(Corte di Cassazione, Sez. III, sent. n. 48248/18 dep. 23/10/2018)
La Suprema Corte di Cassazione, con la pronuncia indicata, ha affrontato la questione relativa alla legittimità dell’ordine di rimessione in pristino in caso di sentenza emessa ai senti dell’art. 131-bis cod.pen.
La sentenza trae origine dal ricorso proposto dall’imputato avverso la sentenza del Tribunale di Bari che escludeva la punibilità per tenuità del fatto in relazione ai reati di cui agli artt. 31, comma 1 e 44, comma 1 lett. c) d.p.r. 380/2001 (capo A) avente ad oggetto l’ampliamento di un preesistente torrino di scale di mq 3 con m. 2,45 di altezza divenuto un vano di mq 14 circa con m. 2,45 di altezza e dei reati di cui agli artt. 142, 146 e 181 d.

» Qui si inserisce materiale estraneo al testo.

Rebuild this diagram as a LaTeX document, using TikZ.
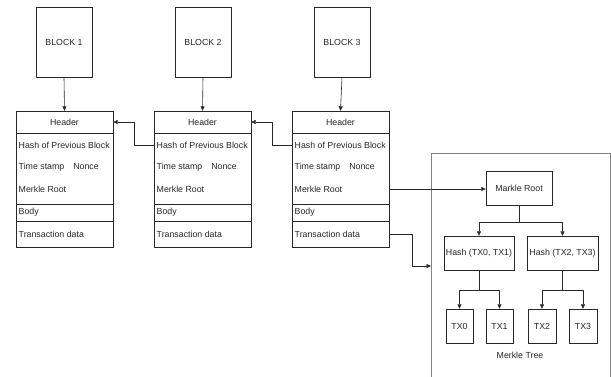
\documentclass[tikz,border=0pt]{standalone}
\usepackage{fontspec}
\setmainfont{Liberation Sans}
\usetikzlibrary{arrows.meta,shadows}
\definecolor{ink}{RGB}{40,40,40}
\definecolor{frame}{RGB}{130,130,130}
\begin{document}
\begin{tikzpicture}[x=1pt,y=-1pt,
  every node/.style={font=\fontsize{8.8}{10}\selectfont, text=ink},
  shad/.style={drop shadow={shadow xshift=1.2pt, shadow yshift=-1.2pt, opacity=0.25}},
  blockbox/.style={draw=ink, fill=white, shad, minimum width=56pt, minimum height=70pt, inner sep=0pt},
  tablebox/.style={draw=ink, fill=white, shad, minimum width=97pt, minimum height=136pt, inner sep=0pt},
  hdrow/.style={minimum width=97pt, minimum height=22pt, inner sep=0pt},
  row/.style={anchor=west, inner xsep=2.5pt, inner ysep=2pt},
  mbox/.style={draw=ink, fill=white, shad, inner sep=0pt, minimum height=34pt},
  arr/.style={draw=ink, line width=0.6pt, -{Triangle[length=4.5pt,width=4pt]}},
  ln/.style={draw=ink, line width=0.6pt}
]
\useasboundingbox (0,0) rectangle (611,377);

% container of merkle tree
\draw[frame, line width=0.7pt] (431,377) -- (431,153) -- (610,153) -- (610,377);
\node (mtlabel) at (520,355) {Merkle Tree};

% blocks and tables
\foreach \i/\L/\B in {1/16/36, 2/154/175, 3/292/314}{
  \node[blockbox] (b\i) at (\B+28,42) {BLOCK \i};
  \node[tablebox] (t\i) at (\L+48.5,179) {};
  \node[hdrow] (hd\i) at (\L+48.5,122) {Header};
  \node[row] (hp\i) at (\L,145) {Hash of Previous Block};
  \node[row] (ts\i) at (\L,167) {Time stamp\hspace{9pt}Nonce};
  \node[row] (mr\i) at (\L,189) {Merkle Root};
  \draw[ln] (\L,133) -- (\L+97,133);
  \draw[ln] (\L,204) -- (\L+97,204);
  \draw[ln] (\L,221) -- (\L+97,221);
  \node[row] (bd\i) at (\L,212.5) {Body};
  \node[row] (td\i) at (\L,234) {Transaction data};
  \coordinate (mre\i) at (\L+97,189);
  \coordinate (tde\i) at (\L+97,234);
  \draw[arr] (b\i.south) -- (hd\i.north);
}

% previous-block links
\draw[arr] (hp2.west) -- ++(-20,0) |- (hd1.east);
\draw[arr] (hp3.west) -- ++(-20,0) |- (hd2.east);

% merkle tree nodes
\node[mbox, minimum width=66pt] (mroot) at (519,188) {Markle Root};
\node[mbox, minimum width=70pt] (hA) at (479,253) {Hash (TX0, TX1)};
\node[mbox, minimum width=71pt] (hB) at (562.5,253) {Hash (TX2, TX3)};
\node[mbox, minimum width=27pt] (tx0) at (459.5,326) {TX0};
\node[mbox, minimum width=27pt] (tx1) at (499.5,326) {TX1};
\node[mbox, minimum width=28pt] (tx2) at (542,326) {TX2};
\node[mbox, minimum width=28pt] (tx3) at (583,326) {TX3};

% links into merkle tree
\draw[arr] (mre3) -- (mre3 -| mroot.west);
\coordinate (mtin) at (431,266);
\draw[arr] (tde3) -- ++(23,0) |- (mtin);

% tree connectors
\draw[arr] (mroot.south) -- ++(0,17) -| (hA.north);
\draw[arr] (mroot.south) -- ++(0,17) -| (hB.north);
\draw[arr] (hA.south) -- ++(0,20) -| (tx0.north);
\draw[arr] (hA.south) -- ++(0,20) -| (tx1.north);
\draw[arr] (hB.south) -- ++(0,20) -| (tx2.north);
\draw[arr] (hB.south) -- ++(0,20) -| (tx3.north);
\end{tikzpicture}
\end{document}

Lgs. 42/2004 (capo B) per aver realizzato l’opera in zona vincolata paesaggisticamente dal PUTT/P in assenza di nulla osta;
Il Tribunale dichiarava l’imputato non punibile ai sensi dell’art. 131-bis cod. pen. e – contestualmente – ordinava la rimessione in pristino dello stato dei luoghi ai sensi degli artt. 41 d.p.r. 380/2001 e 181 d. lgs. 42/2004.
La Suprema Corte, in accoglimento del ricorso proposto dall’imputato, ha annullato la sentenza poiché l’ordine di rimessione in pristino emesso dal Tribunale è scaturito all’esito di una pronuncia di esclusione della punibilità per particolare tenuità del fatto; a tale conclusione la Corte perviene considerando che la sentenza ex art. 131-bis cod. pen “accerta l’esistenza di una causa di non punibilità che costituisce una figura di diritto penale sostanziale, giustificata dal perseguimento di finalità connesse ai principi di proporzionalità ed extrema ratio: lo scopo primario è infatti quello di espungere dal circuito penale fatti marginali che non mostrano bisogno di pena e dunque neppure la necessità d’impegnare i complessi meccanismi del processo.”